■ DIRECTIONS FOR THIS TASK ■
Can you print the data exactly and leave out each image?

──────── DATA LINES

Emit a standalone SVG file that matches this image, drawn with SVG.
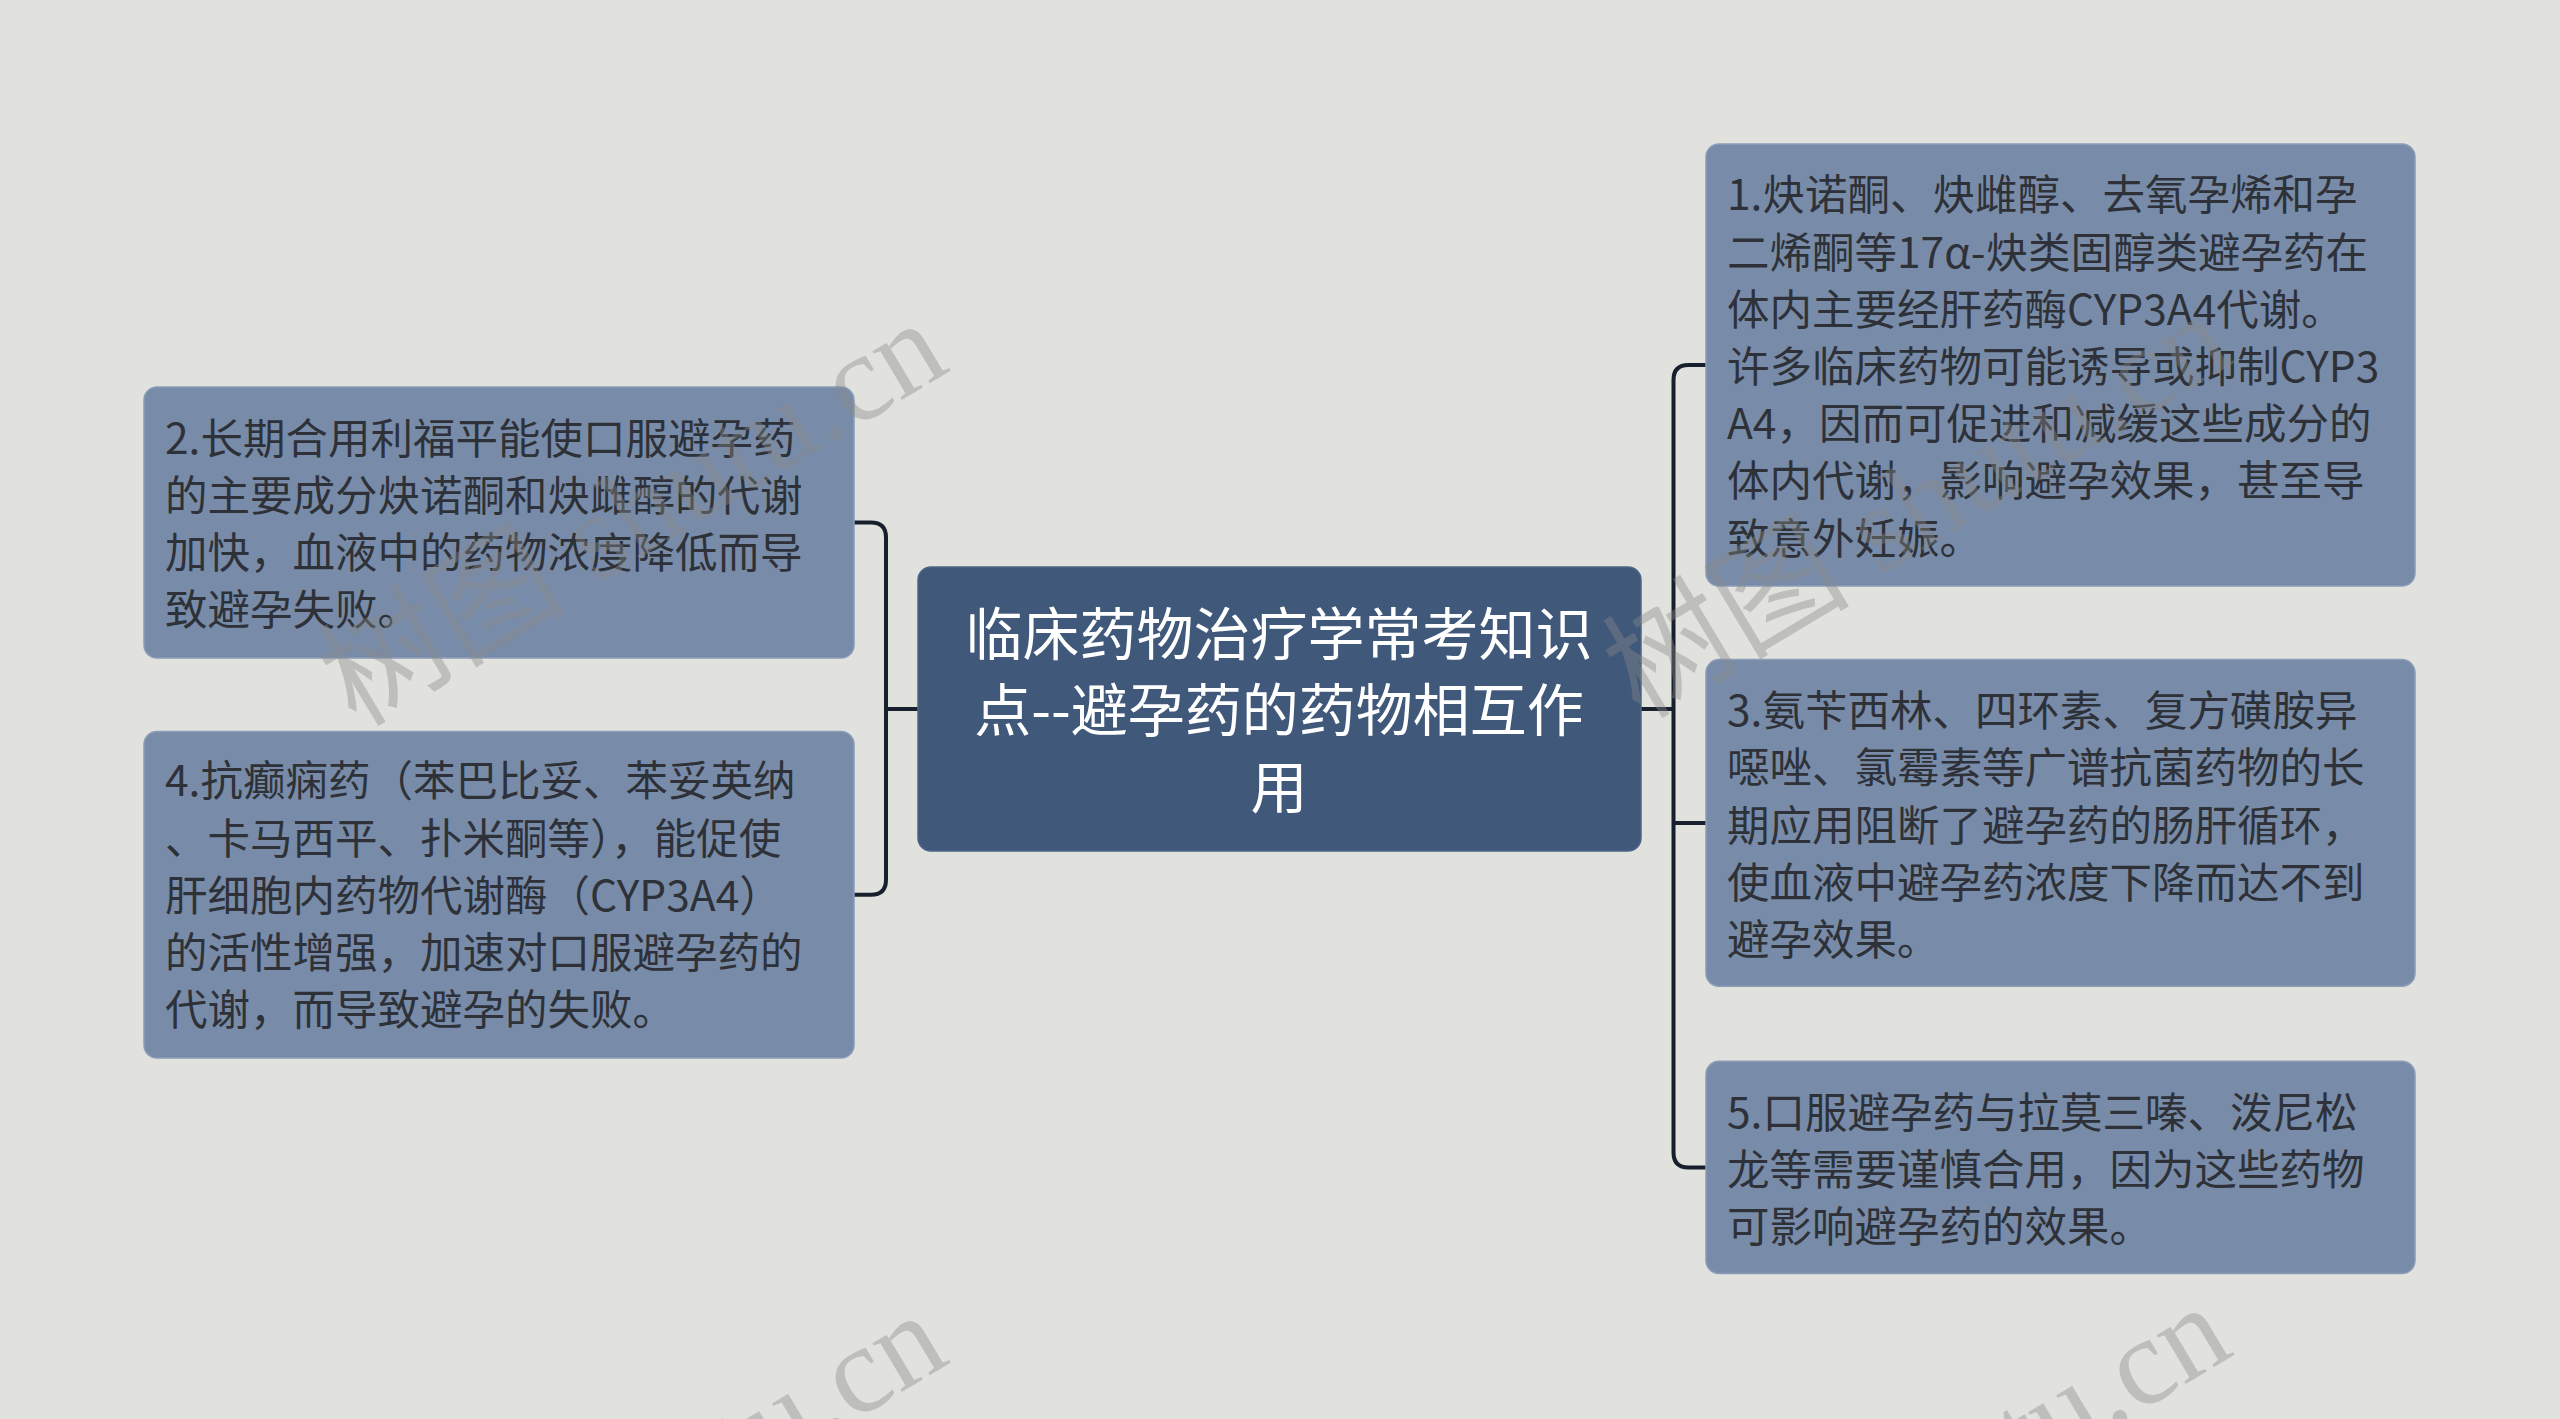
<svg xmlns="http://www.w3.org/2000/svg" width="2560" height="1419" viewBox="0 0 2560 1419">
<style>
.bg{fill:#e1e2de}
.node rect{fill:#788ca9;stroke:#8a9cb6;stroke-width:1.5}
.node text{font-family:"Noto Sans CJK SC","Noto Sans",sans-serif;font-size:42.5px;fill:#2e3238}
.root rect{fill:#40587a;stroke:#4d6585;stroke-width:1.5}
.root text{font-family:"Noto Sans CJK SC","Noto Sans",sans-serif;font-size:57px;fill:#ffffff;text-anchor:middle}
.conn path{fill:none;stroke:#18202d;stroke-width:4}
.wm text{font-family:"Liberation Serif","Noto Sans CJK SC",serif;font-size:124px;fill:#8a8a8a;fill-opacity:0.4}
</style>
<rect class="bg" x="0" y="0" width="2560" height="1419"/>
<g id="connectors" class="conn">
<path d="M918 709 H886"/>
<path d="M854 522.5 H871 Q886 522.5 886 537.5 V879.7 Q886 894.7 871 894.7 H854"/>
<path d="M1641 709 H1673.5"/>
<path d="M1706 365 H1688.5 Q1673.5 365 1673.5 380 V1152.4 Q1673.5 1167.4 1688.5 1167.4 H1706"/>
<path d="M1673.5 823 H1706"/>
</g>
<g id="root" class="root">
<rect x="918" y="567" width="723" height="284" rx="13"/>
<text x="1279" y="654.5">临床药物治疗学常考知识</text>
<text x="1279" y="731.2">点--避孕药的药物相互作</text>
<text x="1279" y="808">用</text>
</g>
<g id="node2" class="node">
<rect x="144" y="387" width="710" height="271" rx="13"/>
<text x="165" y="453.6">2.长期合用利福平能使口服避孕药</text>
<text x="165" y="510.8">的主要成分炔诺酮和炔雌醇的代谢</text>
<text x="165" y="568">加快，血液中的药物浓度降低而导</text>
<text x="165" y="625.2">致避孕失败。</text>
</g>
<g id="node4" class="node">
<rect x="144" y="731.5" width="710" height="326.5" rx="13"/>
<text x="165" y="796.4">4.抗癫痫药（苯巴比妥、苯妥英纳</text>
<text x="165" y="853.6">、卡马西平、扑米酮等），能促使</text>
<text x="165" y="910.8">肝细胞内药物代谢酶（CYP3A4）</text>
<text x="165" y="968">的活性增强，加速对口服避孕药的</text>
<text x="165" y="1025.2">代谢，而导致避孕的失败。</text>
</g>
<g id="node1" class="node">
<rect x="1706" y="144" width="709" height="442" rx="13"/>
<text x="1727" y="210.3">1.炔诺酮、炔雌醇、去氧孕烯和孕</text>
<text x="1727" y="267.5">二烯酮等17α-炔类固醇类避孕药在</text>
<text x="1727" y="324.7">体内主要经肝药酶CYP3A4代谢。</text>
<text x="1727" y="381.9">许多临床药物可能诱导或抑制CYP3</text>
<text x="1727" y="439.1">A4，因而可促进和减缓这些成分的</text>
<text x="1727" y="496.3">体内代谢，影响避孕效果，甚至导</text>
<text x="1727" y="553.5">致意外妊娠。</text>
</g>
<g id="node3" class="node">
<rect x="1706" y="659.6" width="709" height="326.6" rx="13"/>
<text x="1727" y="726.2">3.氨苄西林、四环素、复方磺胺异</text>
<text x="1727" y="783.4">噁唑、氯霉素等广谱抗菌药物的长</text>
<text x="1727" y="840.6">期应用阻断了避孕药的肠肝循环，</text>
<text x="1727" y="897.8">使血液中避孕药浓度下降而达不到</text>
<text x="1727" y="955">避孕效果。</text>
</g>
<g id="node5" class="node">
<rect x="1706" y="1061.3" width="709" height="212.2" rx="13"/>
<text x="1727" y="1127.9">5.口服避孕药与拉莫三嗪、泼尼松</text>
<text x="1727" y="1185.1">龙等需要谨慎合用，因为这些药物</text>
<text x="1727" y="1242.3">可影响避孕药的效果。</text>
</g>
<g id="watermarks" class="wm">
<text transform="translate(356 728) rotate(-31)">树图 shutu.cn</text>
<text transform="translate(1640 720) rotate(-31)">树图 shutu.cn</text>
<text transform="translate(356 1720) rotate(-31)">树图 shutu.cn</text>
<text transform="translate(1640 1712) rotate(-31)">树图 shutu.cn</text>
</g>
</svg>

────────────────

■ WRITTEN ANSWER ■
Emit a standalone SVG file that matches this image, drawn with SVG.
<svg xmlns="http://www.w3.org/2000/svg" width="2560" height="1419" viewBox="0 0 2560 1419">
<style>
.bg{fill:#e1e2de}
.node rect{fill:#788ca9;stroke:#8a9cb6;stroke-width:1.5}
.node text{font-family:"Noto Sans CJK SC","Noto Sans",sans-serif;font-size:42.5px;fill:#2e3238}
.root rect{fill:#40587a;stroke:#4d6585;stroke-width:1.5}
.root text{font-family:"Noto Sans CJK SC","Noto Sans",sans-serif;font-size:57px;fill:#ffffff;text-anchor:middle}
.conn path{fill:none;stroke:#18202d;stroke-width:4}
.wm text{font-family:"Liberation Serif","Noto Sans CJK SC",serif;font-size:124px;fill:#8a8a8a;fill-opacity:0.4}
</style>
<rect class="bg" x="0" y="0" width="2560" height="1419"/>
<g id="connectors" class="conn">
<path d="M918 709 H886"/>
<path d="M854 522.5 H871 Q886 522.5 886 537.5 V879.7 Q886 894.7 871 894.7 H854"/>
<path d="M1641 709 H1673.5"/>
<path d="M1706 365 H1688.5 Q1673.5 365 1673.5 380 V1152.4 Q1673.5 1167.4 1688.5 1167.4 H1706"/>
<path d="M1673.5 823 H1706"/>
</g>
<g id="root" class="root">
<rect x="918" y="567" width="723" height="284" rx="13"/>
<text x="1279" y="654.5">临床药物治疗学常考知识</text>
<text x="1279" y="731.2">点--避孕药的药物相互作</text>
<text x="1279" y="808">用</text>
</g>
<g id="node2" class="node">
<rect x="144" y="387" width="710" height="271" rx="13"/>
<text x="165" y="453.6">2.长期合用利福平能使口服避孕药</text>
<text x="165" y="510.8">的主要成分炔诺酮和炔雌醇的代谢</text>
<text x="165" y="568">加快，血液中的药物浓度降低而导</text>
<text x="165" y="625.2">致避孕失败。</text>
</g>
<g id="node4" class="node">
<rect x="144" y="731.5" width="710" height="326.5" rx="13"/>
<text x="165" y="796.4">4.抗癫痫药（苯巴比妥、苯妥英纳</text>
<text x="165" y="853.6">、卡马西平、扑米酮等），能促使</text>
<text x="165" y="910.8">肝细胞内药物代谢酶（CYP3A4）</text>
<text x="165" y="968">的活性增强，加速对口服避孕药的</text>
<text x="165" y="1025.2">代谢，而导致避孕的失败。</text>
</g>
<g id="node1" class="node">
<rect x="1706" y="144" width="709" height="442" rx="13"/>
<text x="1727" y="210.3">1.炔诺酮、炔雌醇、去氧孕烯和孕</text>
<text x="1727" y="267.5">二烯酮等17α-炔类固醇类避孕药在</text>
<text x="1727" y="324.7">体内主要经肝药酶CYP3A4代谢。</text>
<text x="1727" y="381.9">许多临床药物可能诱导或抑制CYP3</text>
<text x="1727" y="439.1">A4，因而可促进和减缓这些成分的</text>
<text x="1727" y="496.3">体内代谢，影响避孕效果，甚至导</text>
<text x="1727" y="553.5">致意外妊娠。</text>
</g>
<g id="node3" class="node">
<rect x="1706" y="659.6" width="709" height="326.6" rx="13"/>
<text x="1727" y="726.2">3.氨苄西林、四环素、复方磺胺异</text>
<text x="1727" y="783.4">噁唑、氯霉素等广谱抗菌药物的长</text>
<text x="1727" y="840.6">期应用阻断了避孕药的肠肝循环，</text>
<text x="1727" y="897.8">使血液中避孕药浓度下降而达不到</text>
<text x="1727" y="955">避孕效果。</text>
</g>
<g id="node5" class="node">
<rect x="1706" y="1061.3" width="709" height="212.2" rx="13"/>
<text x="1727" y="1127.9">5.口服避孕药与拉莫三嗪、泼尼松</text>
<text x="1727" y="1185.1">龙等需要谨慎合用，因为这些药物</text>
<text x="1727" y="1242.3">可影响避孕药的效果。</text>
</g>
<g id="watermarks" class="wm">
<text transform="translate(356 728) rotate(-31)">树图 shutu.cn</text>
<text transform="translate(1640 720) rotate(-31)">树图 shutu.cn</text>
<text transform="translate(356 1720) rotate(-31)">树图 shutu.cn</text>
<text transform="translate(1640 1712) rotate(-31)">树图 shutu.cn</text>
</g>
</svg>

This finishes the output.